Aside from copies I'd been personally contacted to hold on to for people, we sold out of books almost immediately after setting up shop on the second day. I regret not bringing... about one and a half times what I did, I think. I stopped by on Sunday to get rid of ten prints, but this was a formality and I just wanted to be available for a few hours for the people who had missed out.
(My neighbors told me about all the times that disappointed fans had come by, and that after I sold out, Otakon staff tried to say my table was for sale.)
This was obviously the most gratifying and ego-boosting thing, and I wasn't ready for the degree to which people gushed to me at all. You guys are all so damn kind. Thanks so much: meeting people and seeing with my own eyes how much they enjoy the comic really made the entire trip worthwhile. I must be doing something right. I'll work harder.
Despite selling out to the fans, the Kawaiikochan table was basically a flop with passers-by. Only one person who wasn't already acquainted with the comics bought a print, as I recall, and understandably nobody actually picked up the $10 book just from flipping through it.
To a degree this is expected-- the material is really weird and there is a “you must be this nerdy to ride” element-- but even the items I brought to the table didn't fully express what the comic was about. This isn't an angle I had really thought about until I was actually sitting there. There was the book, there was the con guide and pitch flyer, which I gave out for free, and then there were the prints, which were just simple images of the characters.
I laid out my table like this at first: imagine this from my point of view behind the table.
Prints – Prints – Book – Flyer – Flyer on stand.
I alternated the convention guide and the comic pitch up on the stand, but I always kept both out.
When I saw people pass the table from the left, they would typically look down at the flyers, which bear huge images of the title characters, and look right back up and move along.
When I saw people pass the table from the right, on the other hand, they were often stopped by the text-heavy flyers and led to read them. As you can imagine, most people were completely befuddled and continued on their way. However, when you get it, you get it, and it was really gratifying to see realization dawn on the occassional passerby's face.
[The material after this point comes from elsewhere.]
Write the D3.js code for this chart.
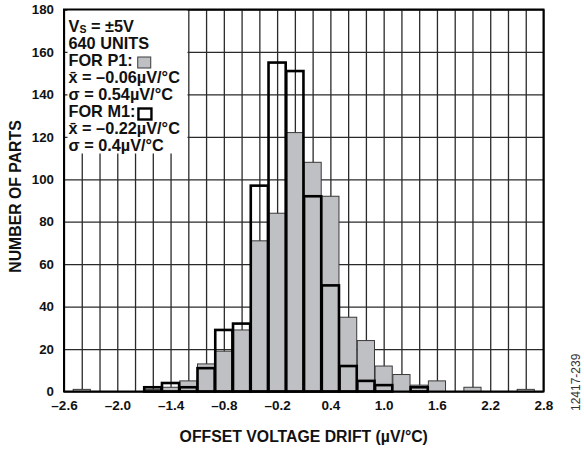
<!DOCTYPE html>
<html><head><meta charset="utf-8">
<script src="https://cdn.jsdelivr.net/npm/d3@7/dist/d3.min.js"></script>
<style>
html,body{margin:0;padding:0;background:#fff;}
svg{display:block;}
text{font-family:"Liberation Sans",Arial,Helvetica,sans-serif;}
</style></head>
<body>
<svg id="chart" width="584" height="450"></svg>
<script>
// ---- data ----
const binCenters = [-2.4,-2.2,-2.0,-1.8,-1.6,-1.4,-1.2,-1.0,-0.8,-0.6,-0.4,-0.2,0.0,0.2,0.4,0.6,0.8,1.0,1.2,1.4,1.6,1.8,2.0,2.2,2.4,2.6];
const p1Counts   = [1,0,0,0,1,2,5,13,19,29,71,84,122,108,92,35,24,12,8,3,5,0,2,0,0,1];
const m1Counts   = [0,0,0,0,2,4,2,11,29,32,97,155,151,92,50,12,5,3,0,2,0,0,0,0,0,0];
const xTickLabels = [-2.6,-2.0,-1.4,-0.8,-0.2,0.4,1.0,1.6,2.2,2.8];
const yTickLabels = [0,20,40,60,80,100,120,140,160,180];
const xGridValues = d3.range(-2.6, 2.81, 0.2).map(v => Math.round(v*10)/10);
const binWidth = 0.2;
const legendLines = ["V|S = ±5V","640 UNITS","FOR P1:","x\u0304 = –0.06µV/°C","σ = 0.54µV/°C","FOR M1:","x\u0304 = –0.22µV/°C","σ = 0.4µV/°C"];

// ---- layout ----
const svg = d3.select("#chart");
const L = 64, R = 543.5, T = 9.5, B = 391.5;
const x = d3.scaleLinear().domain([-2.6, 2.8]).range([L, R]);
const y = d3.scaleLinear().domain([0, 180]).range([B, T]);
const gray = "#bfc0c4";
const font = '"Liberation Sans",Arial,sans-serif';

// gridlines via axes
svg.append("g").attr("transform", `translate(0,${B})`)
  .call(d3.axisBottom(x).tickValues(xGridValues).tickSize(-(B - T)).tickFormat(""))
  .call(g => g.select(".domain").remove())
  .call(g => g.selectAll("line").attr("stroke", "#2a2a2a").attr("stroke-width", 1.3));
svg.append("g").attr("transform", `translate(${L},0)`)
  .call(d3.axisLeft(y).tickValues(yTickLabels).tickSize(-(R - L)).tickFormat(""))
  .call(g => g.select(".domain").remove())
  .call(g => g.selectAll("line").attr("stroke", "#2a2a2a").attr("stroke-width", 1.3));

// P1 bars
const data = binCenters.map((c, i) => ({c, p: p1Counts[i], m: m1Counts[i]}));
svg.append("g").selectAll("rect").data(data.filter(d => d.p > 0)).join("rect")
  .attr("x", d => x(d.c - binWidth/2) + 0.3)
  .attr("width", d => x(d.c + binWidth/2) - x(d.c - binWidth/2) - 0.6)
  .attr("y", d => y(d.p))
  .attr("height", d => y(0) - y(d.p))
  .attr("fill", gray).attr("stroke", "#3a3a3a").attr("stroke-width", 1);

// M1 outline bars
svg.append("g").selectAll("rect").data(data.filter(d => d.m > 0)).join("rect")
  .attr("x", d => x(d.c - binWidth/2) + 0.3)
  .attr("width", d => x(d.c + binWidth/2) - x(d.c - binWidth/2) - 0.6)
  .attr("y", d => y(d.m))
  .attr("height", d => y(0) - y(d.m))
  .attr("fill", "none").attr("stroke", "#000").attr("stroke-width", 2.6);

// legend box
svg.append("rect").attr("x", 67.5).attr("y", T).attr("width", 120).attr("height", 144).attr("fill", "#fff");
const lg = svg.append("g").attr("font-weight", "bold").attr("font-size", 16.3).attr("fill", "#111");
const lineNodes = [];
legendLines.forEach((s, i) => {
  const t = lg.append("text").attr("x", 68.5).attr("y", 31.5 + i * 17.1);
  if (s.includes("|")) {
    const [a, b] = s.split("|");
    t.append("tspan").text(a);
    t.append("tspan").attr("font-size", 10.5).attr("dy", 1.5).text(b.slice(0,1));
    t.append("tspan").attr("dy", -1.5).text(b.slice(1));
  } else t.text(s);
  lineNodes.push(t);
});
// legend swatches placed after "FOR P1:" / "FOR M1:"
const p1End = 68.5 + lineNodes[2].node().getComputedTextLength();
const m1End = 68.5 + lineNodes[5].node().getComputedTextLength();
svg.append("rect").attr("x", p1End + 5).attr("y", 57).attr("width", 13).attr("height", 11)
  .attr("fill", gray).attr("stroke", "#3a3a3a").attr("stroke-width", 1);
svg.append("rect").attr("x", m1End + 3).attr("y", 108.5).attr("width", 13).attr("height", 11)
  .attr("fill", "#fff").attr("stroke", "#000").attr("stroke-width", 2.4);

// plot border
svg.append("rect").attr("x", L).attr("y", T).attr("width", R - L).attr("height", B - T)
  .attr("fill", "none").attr("stroke", "#000").attr("stroke-width", 2);

// tick labels via axes
svg.append("g").attr("transform", `translate(${L},0)`)
  .call(d3.axisLeft(y).tickValues(yTickLabels).tickSize(0).tickPadding(10).tickFormat(d3.format("d")))
  .call(g => g.select(".domain").remove())
  .call(g => g.selectAll("text").attr("font-size", 13.3).attr("font-weight", "bold").attr("fill", "#111")
    .attr("font-family", font));
svg.append("g").attr("transform", `translate(0,${B})`)
  .call(d3.axisBottom(x).tickValues(xTickLabels).tickSize(0).tickPadding(9)
    .tickFormat(d => (d < 0 ? "–" : "") + d3.format(".1f")(Math.abs(d))))
  .call(g => g.select(".domain").remove())
  .call(g => g.selectAll("text").attr("font-size", 13.5).attr("font-weight", "bold").attr("fill", "#111")
    .attr("font-family", font));

// axis titles
svg.append("text").attr("x", (L + R) / 2).attr("y", 442).attr("text-anchor", "middle")
  .attr("font-size", 15.8).attr("font-weight", "bold").attr("fill", "#111")
  .text("OFFSET VOLTAGE DRIFT (µV/°C)");
svg.append("text").attr("transform", `translate(21,${(T + B) / 2 - 4}) rotate(-90)`).attr("text-anchor", "middle")
  .attr("font-size", 15.8).attr("font-weight", "bold").attr("fill", "#111")
  .text("NUMBER OF PARTS");
svg.append("text").attr("transform", "translate(580,411) rotate(-90)").attr("text-anchor", "start")
  .attr("font-size", 12).attr("fill", "#333").text("12417-239");
</script>
</body></html>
Like the girl who came to a dead stop and just started laughing.
So I swapped the position of the flyers and the prints.
Prints – Flyer – Book – Prints – Flyer on stand.
This more reliably slowed passers-by, but it didn't actually bring about any sales. I've already thought about this and decided on a solution for next time, but I won't say because I like these things to be surprises.
One more thing: the “pitch” side of the flyer has Majide describing the comic as “the new Homestuck” with a mischievous smirk. My readers found this very funny. A lot of people on the convention floor did not.: you could see their expressions drop when their eyes hit a certain point on the page. It was a reminder: it's true that not every reader will understand the comic, and it's also true that not every reader will understand its underlying sense of humor, even if they do fully get the T/L notes and all that. I imagine some people found that gag presumptuous, blasphemous maybe.
One of my very first potential customers picked up the flyer-- “feel free to take one!” I told him-- and read it up and down, front and back. He glared at me-- perhaps for the Homestuck joke, perhaps for the whole thing-- and very pointedly put the flyer back down. Another passer-by didn't get the joke and hated Homestuck and just the word broke the deal for him. I thought it was interesting that a joke meant to catch eyes actually backfired somewhat.
Anyway, that's about all from the table! The rest of the weekend was fantastic as well. Masao Maryuama's panel was heartbreaking, Seki Tomokazu's Q&A was hilarious, Yoko Kanno's concert left me awestruck. It's always a pleasure to hang out with the usual gang, and I wouldn't have guessed, after all these years, that the bar across the street from the BCC was actually really great.